About the time I printed a photo taken by Ansel Adams.

I almost forgot, it being the better part of a decade since this site went up, that I once printed a photo by Ansel Adams.

In the early part of 1979, having dropped out of graduate school in Tucson after one semester, that I had a go at Plan B by opening a custom photo lab, with a storefront and a listing in the Yellow Pages, which I'd have for about the next 18 months.

In the late-Spring of 1980 the Center for Creative Photography at the University of Arizona (in Tucson) had some sort of special event, which I recall as having been the opening of a new facility, though I can find no record or mention of this. Ansel Adams, then closing in on age 80 several years before his death, was the keynote speaker, having been a co-founder of the Center five years earlier, where an archive of his work, including all his negatives, is located.

In spite of the business I was in I knew nothing of the Center until this kid came into the business one day. I say "kid" but he struck me as being about a college freshman, or just very young-looking if he was a little older. He'd been in the audience and had taken a camera with him, a regular 35mm SLR film camera, a common standard camera at the time for someone above the snapshot, Instamatic level.
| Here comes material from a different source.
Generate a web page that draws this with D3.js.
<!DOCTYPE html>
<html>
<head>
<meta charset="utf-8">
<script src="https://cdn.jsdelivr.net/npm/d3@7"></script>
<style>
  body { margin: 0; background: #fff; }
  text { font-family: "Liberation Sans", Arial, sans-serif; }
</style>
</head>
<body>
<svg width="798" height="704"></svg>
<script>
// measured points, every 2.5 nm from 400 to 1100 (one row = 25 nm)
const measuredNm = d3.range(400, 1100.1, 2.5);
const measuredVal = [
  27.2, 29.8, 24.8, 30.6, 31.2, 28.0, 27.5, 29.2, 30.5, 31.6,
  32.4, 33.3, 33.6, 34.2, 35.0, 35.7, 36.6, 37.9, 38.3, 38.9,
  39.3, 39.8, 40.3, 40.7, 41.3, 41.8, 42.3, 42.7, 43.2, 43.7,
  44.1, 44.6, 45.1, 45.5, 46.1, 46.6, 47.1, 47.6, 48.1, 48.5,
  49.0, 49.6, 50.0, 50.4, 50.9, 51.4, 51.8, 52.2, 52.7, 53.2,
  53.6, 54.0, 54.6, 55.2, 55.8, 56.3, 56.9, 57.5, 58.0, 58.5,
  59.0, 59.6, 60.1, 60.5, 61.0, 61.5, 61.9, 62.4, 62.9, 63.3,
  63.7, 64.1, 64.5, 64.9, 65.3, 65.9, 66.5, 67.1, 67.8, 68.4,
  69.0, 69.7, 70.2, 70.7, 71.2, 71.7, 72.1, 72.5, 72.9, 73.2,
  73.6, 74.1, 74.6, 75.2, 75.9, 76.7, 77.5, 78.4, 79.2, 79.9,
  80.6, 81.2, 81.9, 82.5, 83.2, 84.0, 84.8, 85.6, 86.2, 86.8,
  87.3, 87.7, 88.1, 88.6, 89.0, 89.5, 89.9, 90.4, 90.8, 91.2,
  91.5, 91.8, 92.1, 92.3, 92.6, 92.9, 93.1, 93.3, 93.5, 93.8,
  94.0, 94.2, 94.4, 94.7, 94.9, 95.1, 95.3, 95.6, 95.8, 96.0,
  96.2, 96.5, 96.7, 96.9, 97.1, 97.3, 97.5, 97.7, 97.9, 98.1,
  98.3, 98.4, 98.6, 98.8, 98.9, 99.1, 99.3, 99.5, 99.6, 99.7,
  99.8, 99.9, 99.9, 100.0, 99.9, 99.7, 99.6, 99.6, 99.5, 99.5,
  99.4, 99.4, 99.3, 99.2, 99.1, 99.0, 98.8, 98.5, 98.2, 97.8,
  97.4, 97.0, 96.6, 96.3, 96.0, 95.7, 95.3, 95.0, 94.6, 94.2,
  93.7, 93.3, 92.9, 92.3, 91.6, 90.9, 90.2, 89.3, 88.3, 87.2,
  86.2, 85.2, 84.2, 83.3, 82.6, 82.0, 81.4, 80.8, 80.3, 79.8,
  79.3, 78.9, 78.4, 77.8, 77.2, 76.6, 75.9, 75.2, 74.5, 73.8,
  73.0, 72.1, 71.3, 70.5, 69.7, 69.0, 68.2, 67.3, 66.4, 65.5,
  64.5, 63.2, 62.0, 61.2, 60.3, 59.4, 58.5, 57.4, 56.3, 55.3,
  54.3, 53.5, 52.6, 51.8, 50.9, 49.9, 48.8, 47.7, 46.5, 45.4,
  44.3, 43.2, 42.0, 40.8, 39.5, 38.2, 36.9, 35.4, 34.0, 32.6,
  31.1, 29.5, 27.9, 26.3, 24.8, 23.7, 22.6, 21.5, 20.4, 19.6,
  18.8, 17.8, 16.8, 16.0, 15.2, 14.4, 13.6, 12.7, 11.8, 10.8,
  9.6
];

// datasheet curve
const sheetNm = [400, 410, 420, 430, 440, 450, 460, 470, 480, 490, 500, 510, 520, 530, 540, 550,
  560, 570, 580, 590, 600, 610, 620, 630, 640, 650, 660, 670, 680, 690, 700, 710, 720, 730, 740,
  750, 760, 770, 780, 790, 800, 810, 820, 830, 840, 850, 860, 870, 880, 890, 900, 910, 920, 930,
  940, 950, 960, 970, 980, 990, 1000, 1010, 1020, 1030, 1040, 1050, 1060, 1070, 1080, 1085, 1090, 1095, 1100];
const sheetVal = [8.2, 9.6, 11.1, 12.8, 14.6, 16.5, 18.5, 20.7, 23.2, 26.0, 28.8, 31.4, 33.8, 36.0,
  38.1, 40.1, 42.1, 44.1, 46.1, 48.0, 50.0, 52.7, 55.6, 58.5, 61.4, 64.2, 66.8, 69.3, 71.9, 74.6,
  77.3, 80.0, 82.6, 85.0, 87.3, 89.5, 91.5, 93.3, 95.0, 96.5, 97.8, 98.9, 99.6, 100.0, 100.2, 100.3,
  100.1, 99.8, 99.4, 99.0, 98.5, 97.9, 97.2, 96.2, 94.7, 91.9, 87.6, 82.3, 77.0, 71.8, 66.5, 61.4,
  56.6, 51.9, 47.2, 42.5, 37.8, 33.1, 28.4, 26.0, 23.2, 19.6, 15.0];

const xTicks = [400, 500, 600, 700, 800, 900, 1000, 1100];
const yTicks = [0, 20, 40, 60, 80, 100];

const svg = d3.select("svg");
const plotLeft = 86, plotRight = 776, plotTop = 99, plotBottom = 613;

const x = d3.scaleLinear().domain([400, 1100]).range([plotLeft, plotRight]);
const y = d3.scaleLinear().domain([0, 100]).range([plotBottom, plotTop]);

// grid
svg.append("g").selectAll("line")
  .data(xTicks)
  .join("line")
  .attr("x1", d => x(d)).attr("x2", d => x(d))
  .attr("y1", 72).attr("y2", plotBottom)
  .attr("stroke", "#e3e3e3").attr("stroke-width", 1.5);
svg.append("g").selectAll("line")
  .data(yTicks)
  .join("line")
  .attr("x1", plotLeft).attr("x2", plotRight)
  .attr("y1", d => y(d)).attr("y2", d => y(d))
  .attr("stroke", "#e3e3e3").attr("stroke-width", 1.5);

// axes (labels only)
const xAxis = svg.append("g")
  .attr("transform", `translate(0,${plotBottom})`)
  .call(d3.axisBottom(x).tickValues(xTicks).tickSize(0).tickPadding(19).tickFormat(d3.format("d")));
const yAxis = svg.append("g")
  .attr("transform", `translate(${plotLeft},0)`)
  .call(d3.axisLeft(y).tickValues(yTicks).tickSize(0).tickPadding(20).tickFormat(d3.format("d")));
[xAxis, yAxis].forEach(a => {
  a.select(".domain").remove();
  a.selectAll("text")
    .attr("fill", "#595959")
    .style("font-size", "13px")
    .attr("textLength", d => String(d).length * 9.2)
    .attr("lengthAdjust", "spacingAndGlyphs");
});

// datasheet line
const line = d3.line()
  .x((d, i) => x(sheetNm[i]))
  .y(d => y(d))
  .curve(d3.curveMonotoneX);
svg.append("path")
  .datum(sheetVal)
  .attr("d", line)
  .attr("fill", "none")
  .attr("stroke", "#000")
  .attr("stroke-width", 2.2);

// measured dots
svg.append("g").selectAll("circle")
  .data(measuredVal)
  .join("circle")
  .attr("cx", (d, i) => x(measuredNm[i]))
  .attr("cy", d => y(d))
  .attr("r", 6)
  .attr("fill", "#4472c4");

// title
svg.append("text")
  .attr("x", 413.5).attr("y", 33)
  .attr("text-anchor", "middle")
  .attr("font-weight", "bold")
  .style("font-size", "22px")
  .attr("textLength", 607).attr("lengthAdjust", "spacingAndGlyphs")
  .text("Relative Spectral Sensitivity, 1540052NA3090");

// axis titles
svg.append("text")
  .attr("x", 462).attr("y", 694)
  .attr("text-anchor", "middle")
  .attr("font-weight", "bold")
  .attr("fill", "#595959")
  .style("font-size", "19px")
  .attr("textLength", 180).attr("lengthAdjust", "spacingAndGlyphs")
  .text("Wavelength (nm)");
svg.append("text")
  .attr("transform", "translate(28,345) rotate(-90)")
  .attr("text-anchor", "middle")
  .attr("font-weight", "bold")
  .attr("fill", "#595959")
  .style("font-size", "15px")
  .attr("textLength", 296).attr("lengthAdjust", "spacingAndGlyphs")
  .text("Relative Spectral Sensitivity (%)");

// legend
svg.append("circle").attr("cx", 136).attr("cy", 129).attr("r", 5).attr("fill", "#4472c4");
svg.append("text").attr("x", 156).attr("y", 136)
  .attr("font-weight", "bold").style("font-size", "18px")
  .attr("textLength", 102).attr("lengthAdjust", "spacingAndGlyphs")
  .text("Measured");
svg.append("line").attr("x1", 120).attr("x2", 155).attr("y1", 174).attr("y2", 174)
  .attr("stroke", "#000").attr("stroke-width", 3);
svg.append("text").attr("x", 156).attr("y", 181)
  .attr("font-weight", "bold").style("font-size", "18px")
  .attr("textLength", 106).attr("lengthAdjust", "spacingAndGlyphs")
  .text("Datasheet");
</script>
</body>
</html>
After the formal stuff was finished I guess Ansel was milling around conversing with some of the attendees, and this kid, when he got his turn, asked if he could take Ansel's picture. Ansel turned the tables on him and said "Why don't I take a picture of you?".

So that was the photo brought in for me to enlarge and print. As I recall it was a color slide, not a negative. Just a picture of this fellow, but decently composed, though nothing really very exceptional. I can't recall whether he wanted just a 5x7 or an 8x10 but it wasn't a big or difficult enlargement. If I'm correct about it being a slide it would have been printed on Kodak Ektachrome 2203 paper, which I used a lot; it replaced and was better than the earlier 1993 Ektachrome paper. Processing was in a light-tight drum, where the paper was loosely held against the inside of the drum so that when it was rolled back and forth it only took about 2 ounces of chemicals to immerse and coat the paper.